First order differential equation problem

Question

Suppose we have $$ \frac{dy}{dx} +f(x)y = r(x) $$ and it has two solutions $y_1(x)$ and $y_2(x)$ then how to prove that solution of differential equation $$ \frac{dy}{dx} +f(x)y = 2r(x) $$ Will be $y_1(x)+y_2(x)$ ? I think given differential equations is linear first order equation so its solution will be $$y.e^{\int f(x)dx} = \int r. e^{\int f(x)dx}dx $$ now do I establish two solution as $y_1$ and $y_2$ out of this equation?

Answer 1

I don't know if this is not just placing the solution in and determining that it satisfies..however I will proceed!

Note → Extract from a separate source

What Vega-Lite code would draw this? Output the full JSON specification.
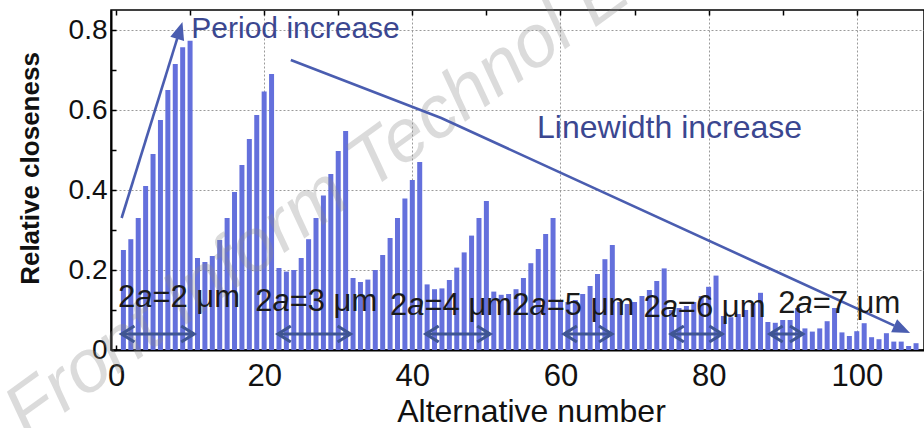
{
  "$schema": "https://vega.github.io/schema/vega-lite/v6.json",
  "width": 813,
  "height": 340,
  "autosize": "none",
  "padding": {"left": 111, "top": 10, "right": 0, "bottom": 78},
  "background": "white",
  "config": {
    "view": {"stroke": "#000", "strokeWidth": 1.5},
    "font": "Liberation Sans",
    "text": {"font": "Liberation Sans"}
  },
  "datasets": {
    "bars": [
      {"n":1,"v":0.25},{"n":2,"v":0.277},{"n":3,"v":0.33},{"n":4,"v":0.41},{"n":5,"v":0.49},{"n":6,"v":0.575},{"n":7,"v":0.65},{"n":8,"v":0.715},{"n":9,"v":0.757},{"n":10,"v":0.773},
      {"n":11,"v":0.23},{"n":12,"v":0.22},{"n":13,"v":0.235},{"n":14,"v":0.275},{"n":15,"v":0.33},{"n":16,"v":0.395},{"n":17,"v":0.4625},{"n":18,"v":0.5275},{"n":19,"v":0.5875},{"n":20,"v":0.646},
      {"n":21,"v":0.69},{"n":22,"v":0.205},{"n":23,"v":0.196},{"n":24,"v":0.2},{"n":25,"v":0.23},{"n":26,"v":0.277},{"n":27,"v":0.33},{"n":28,"v":0.386},{"n":29,"v":0.44},{"n":30,"v":0.4975},
      {"n":31,"v":0.5475},{"n":32,"v":0.18},{"n":33,"v":0.17},{"n":34,"v":0.176},{"n":35,"v":0.2},{"n":36,"v":0.2375},{"n":37,"v":0.28},{"n":38,"v":0.33},{"n":39,"v":0.379},{"n":40,"v":0.425},
      {"n":41,"v":0.47},{"n":42,"v":0.164},{"n":43,"v":0.152},{"n":44,"v":0.154},{"n":45,"v":0.175},{"n":46,"v":0.206},{"n":47,"v":0.244},{"n":48,"v":0.286},{"n":49,"v":0.33},{"n":50,"v":0.3725},
      {"n":51,"v":0.146},{"n":52,"v":0.138},{"n":53,"v":0.14},{"n":54,"v":0.152},{"n":55,"v":0.18},{"n":56,"v":0.217},{"n":57,"v":0.2525},{"n":58,"v":0.29},{"n":59,"v":0.33},{"n":60,"v":0.125},
      {"n":61,"v":0.12},{"n":62,"v":0.125},{"n":63,"v":0.14},{"n":64,"v":0.16},{"n":65,"v":0.19},{"n":66,"v":0.227},{"n":67,"v":0.2625},{"n":68,"v":0.12},{"n":69,"v":0.115},{"n":70,"v":0.12},
      {"n":71,"v":0.135},{"n":72,"v":0.15},{"n":73,"v":0.1725},{"n":74,"v":0.204},{"n":75,"v":0.1},{"n":76,"v":0.105},{"n":77,"v":0.11},{"n":78,"v":0.12},{"n":79,"v":0.135},{"n":80,"v":0.158},
      {"n":81,"v":0.186},{"n":82,"v":0.085},{"n":83,"v":0.082},{"n":84,"v":0.09},{"n":85,"v":0.1},{"n":86,"v":0.115},{"n":87,"v":0.143},{"n":88,"v":0.07},{"n":89,"v":0.068},{"n":90,"v":0.075},
      {"n":91,"v":0.075},{"n":92,"v":0.105},{"n":93,"v":0.054},{"n":94,"v":0.046},{"n":95,"v":0.054},{"n":96,"v":0.072},{"n":97,"v":0.105},{"n":98,"v":0.044},{"n":99,"v":0.035},{"n":100,"v":0.047},
      {"n":101,"v":0.067},{"n":102,"v":0.032},{"n":103,"v":0.027},{"n":104,"v":0.042},{"n":105,"v":0.021},{"n":106,"v":0.021},{"n":107,"v":0.01},{"n":108,"v":0.017}
    ],
    "trend": [
      {"id":"period","o":0,"n":0.76,"v":0.33},
      {"id":"period","o":1,"n":8.27,"v":0.779},
      {"id":"width","o":0,"n":23.6,"v":0.725},
      {"id":"width","o":1,"n":43.9,"v":0.58},
      {"id":"width","o":2,"n":105.07,"v":0.0608}
    ],
    "heads": [
      {"id":"period","n":8.97,"v":0.82},
      {"id":"width","n":107.2,"v":0.0425}
    ],
    "spans": [
      {"a":0.76,"b":10.53},
      {"a":21.87,"b":31.64},
      {"a":41.83,"b":50.49},
      {"a":60.49,"b":66.93},
      {"a":74.93,"b":81.83},
      {"a":88.27,"b":92.71}
    ],
    "labels": [
      {"n":0.27,"v":0.1075,"rest":"=2 μm"},
      {"n":18.8,"v":0.0975,"rest":"=3 μm"},
      {"n":37.0,"v":0.0875,"rest":"=4 μm"},
      {"n":53.5,"v":0.0875,"rest":"=5 μm"},
      {"n":71.2,"v":0.0825,"rest":"=6 μm"},
      {"n":89.4,"v":0.0925,"rest":"=7 μm"}
    ],
    "notes": [
      {"n":10.17,"v":0.779,"t":"Period increase","s":"p"},
      {"n":56.84,"v":0.529,"t":"Linewidth increase","s":"l"}
    ]
  },
  "layer": [
    {
      "data": {"name": "bars"},
      "mark": {"type": "bar", "width": 5, "color": "#6470dc", "clip": true},
      "encoding": {
        "x": {
          "field": "n", "type": "quantitative",
          "scale": {"domain": [0, 108.4], "nice": false, "zero": false},
          "axis": {
            "orient": "bottom",
            "values": [0,10,20,30,40,50,60,70,80,90,100],
            "labelExpr": "datum.value % 20 == 0 ? datum.label : ''",
            "format": "d",
            "grid": true,
            "gridColor": "#9a9a9a",
            "gridDash": [2, 2],
            "gridWidth": 1,
            "gridOpacity": {"condition": {"test": "datum.value % 20 == 0 && datum.value > 0", "value": 1}, "value": 0},
            "domainColor": "#000",
            "domainWidth": 2,
            "tickColor": "#000",
            "tickSize": -5,
            "tickWidth": 1.5,
            "labelFontSize": 31,
            "labelColor": "#111",
            "labelPadding": 16,
            "title": "Alternative number",
            "titleFontSize": 32,
            "titleFontWeight": "normal",
            "titleColor": "#111",
            "titleX": 420,
            "titleY": 71,
            "titleAlign": "center",
            "titleBaseline": "alphabetic"
          }
        },
        "y": {
          "field": "v", "type": "quantitative",
          "scale": {"domain": [0, 0.85], "nice": false},
          "axis": {
            "orient": "left",
            "values": [0,0.1,0.2,0.3,0.4,0.5,0.6,0.7,0.8],
            "labelExpr": "round(datum.value*10) % 2 == 0 ? format(datum.value, '.1~f') : ''",
            "grid": true,
            "gridColor": "#9a9a9a",
            "gridDash": [2, 2],
            "gridWidth": 1,
            "gridOpacity": {"condition": {"test": "round(datum.value*10) % 2 == 0 && datum.value > 0", "value": 1}, "value": 0},
            "domainColor": "#000",
            "domainWidth": 2,
            "tickColor": "#000",
            "tickSize": -5,
            "tickWidth": 1.5,
            "labelFontSize": 28,
            "labelColor": "#111",
            "labelPadding": 9,
            "title": "Relative closeness",
            "titleFontSize": 26,
            "titleFontWeight": "bold",
            "titleColor": "#111",
            "titleAngle": -90,
            "titleX": -81,
            "titleY": 158,
            "titleAlign": "center",
            "titleBaseline": "middle"
          }
        }
      }
    },
    {
      "data": {"values": [{"w": "Front Inform Technol Electron Eng"}]},
      "mark": {"type": "text", "align": "left", "baseline": "alphabetic", "angle": -36, "fontSize": 74, "fontStyle": "italic", "color": "#8a8a8a", "opacity": 0.3},
      "encoding": {
        "x": {"datum": -12, "type": "quantitative", "axis": null},
        "y": {"datum": -0.225, "type": "quantitative", "axis": null},
        "text": {"field": "w"}
      }
    },
    {
      "data": {"name": "trend"},
      "mark": {"type": "line", "color": "#4a5db0", "strokeWidth": 2.6},
      "encoding": {
        "x": {
          "field": "n", "type": "quantitative",
          "axis": {
            "orient": "top",
            "values": [0,10,20,30,40,50,60,70,80,90,100],
            "labels": false, "grid": false, "domain": false,
            "tickColor": "#000", "tickSize": -5, "tickWidth": 1.5, "title": null
          }
        },
        "y": {"field": "v", "type": "quantitative", "axis": null},
        "detail": {"field": "id"},
        "order": {"field": "o"}
      }
    },
    {
      "data": {"name": "heads"},
      "transform": [{"filter": "datum.id == 'period'"}],
      "mark": {"type": "point", "shape": "M0,0L-0.9,2.2L0.9,2.2Z", "filled": true, "size": 256, "angle": 17.4, "color": "#4a5db0", "opacity": 1},
      "encoding": {
        "x": {"field": "n", "type": "quantitative", "axis": null},
        "y": {"field": "v", "type": "quantitative", "axis": null}
      }
    },
    {
      "data": {"name": "heads"},
      "transform": [{"filter": "datum.id == 'width'"}],
      "mark": {"type": "point", "shape": "M0,0L-0.9,2.2L0.9,2.2Z", "filled": true, "size": 256, "angle": 114.5, "color": "#4a5db0", "opacity": 1},
      "encoding": {
        "x": {"field": "n", "type": "quantitative", "axis": null},
        "y": {"field": "v", "type": "quantitative", "axis": null}
      }
    },
    {
      "data": {"name": "spans"},
      "mark": {"type": "rule", "color": "#3f5593", "strokeWidth": 3},
      "encoding": {
        "x": {"field": "a", "type": "quantitative", "axis": null},
        "x2": {"field": "b"},
        "y": {"datum": 0.04, "type": "quantitative", "axis": null}
      }
    },
    {
      "data": {"name": "spans"},
      "mark": {"type": "point", "shape": "M1.6,-1L0,0L1.6,1", "filled": false, "size": 256, "strokeWidth": 3.2, "color": "#3f5593", "opacity": 1},
      "encoding": {
        "x": {"field": "a", "type": "quantitative", "axis": null},
        "y": {"datum": 0.04, "type": "quantitative", "axis": null}
      }
    },
    {
      "data": {"name": "spans"},
      "mark": {"type": "point", "shape": "M-1.6,-1L0,0L-1.6,1", "filled": false, "size": 256, "strokeWidth": 3.2, "color": "#3f5593", "opacity": 1},
      "encoding": {
        "x": {"field": "b", "type": "quantitative", "axis": null},
        "y": {"datum": 0.04, "type": "quantitative", "axis": null}
      }
    },
    {
      "data": {"name": "labels"},
      "mark": {"type": "text", "align": "left", "baseline": "alphabetic", "fontSize": 31, "color": "#1a1a1a"},
      "encoding": {
        "x": {"field": "n", "type": "quantitative", "axis": null},
        "y": {"field": "v", "type": "quantitative", "axis": null},
        "text": {"value": "2"}
      }
    },
    {
      "data": {"name": "labels"},
      "mark": {"type": "text", "align": "left", "baseline": "alphabetic", "fontSize": 31, "fontStyle": "italic", "dx": 17.2, "color": "#1a1a1a"},
      "encoding": {
        "x": {"field": "n", "type": "quantitative", "axis": null},
        "y": {"field": "v", "type": "quantitative", "axis": null},
        "text": {"value": "a"}
      }
    },
    {
      "data": {"name": "labels"},
      "mark": {"type": "text", "align": "left", "baseline": "alphabetic", "fontSize": 31, "dx": 34.4, "color": "#1a1a1a"},
      "encoding": {
        "x": {"field": "n", "type": "quantitative", "axis": null},
        "y": {"field": "v", "type": "quantitative", "axis": null},
        "text": {"field": "rest"}
      }
    },
    {
      "data": {"name": "notes"},
      "transform": [{"filter": "datum.s == 'p'"}],
      "mark": {"type": "text", "align": "left", "baseline": "alphabetic", "fontSize": 30, "color": "#3b4790"},
      "encoding": {
        "x": {"field": "n", "type": "quantitative", "axis": null},
        "y": {"field": "v", "type": "quantitative", "axis": null},
        "text": {"field": "t"}
      }
    },
    {
      "data": {"name": "notes"},
      "transform": [{"filter": "datum.s == 'l'"}],
      "mark": {"type": "text", "align": "left", "baseline": "alphabetic", "fontSize": 32, "color": "#3b4790"},
      "encoding": {
        "x": {"field": "n", "type": "quantitative", "axis": null},
        "y": {"field": "v", "type": "quantitative", "axis": null},
        "text": {"field": "t"}
      }
    }
  ],
  "resolve": {"axis": {"x": "independent", "y": "independent"}}
}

$$ y_1'' + f(x)y_1' = r(x)\\ y_2'' + f(x)y_2' = r(x). $$ adding the two equations together we obtain $$ y_1'' + y_2'' + f(x)y_1' + f(x)y_2' = 2r(x)\\ \left(y_1 + y_2\right)'' + f(x)\left(y_1'+y_2'\right) = \\ \left(y_1 + y_2\right)'' + f(x)\left(y_1+y_2\right)' = 2r(x). $$ so we find (as not surprising) the solution $y_1 + y_2$ satisfies the equation.

If this is not the kind of process you would like to follow then I can try to improve.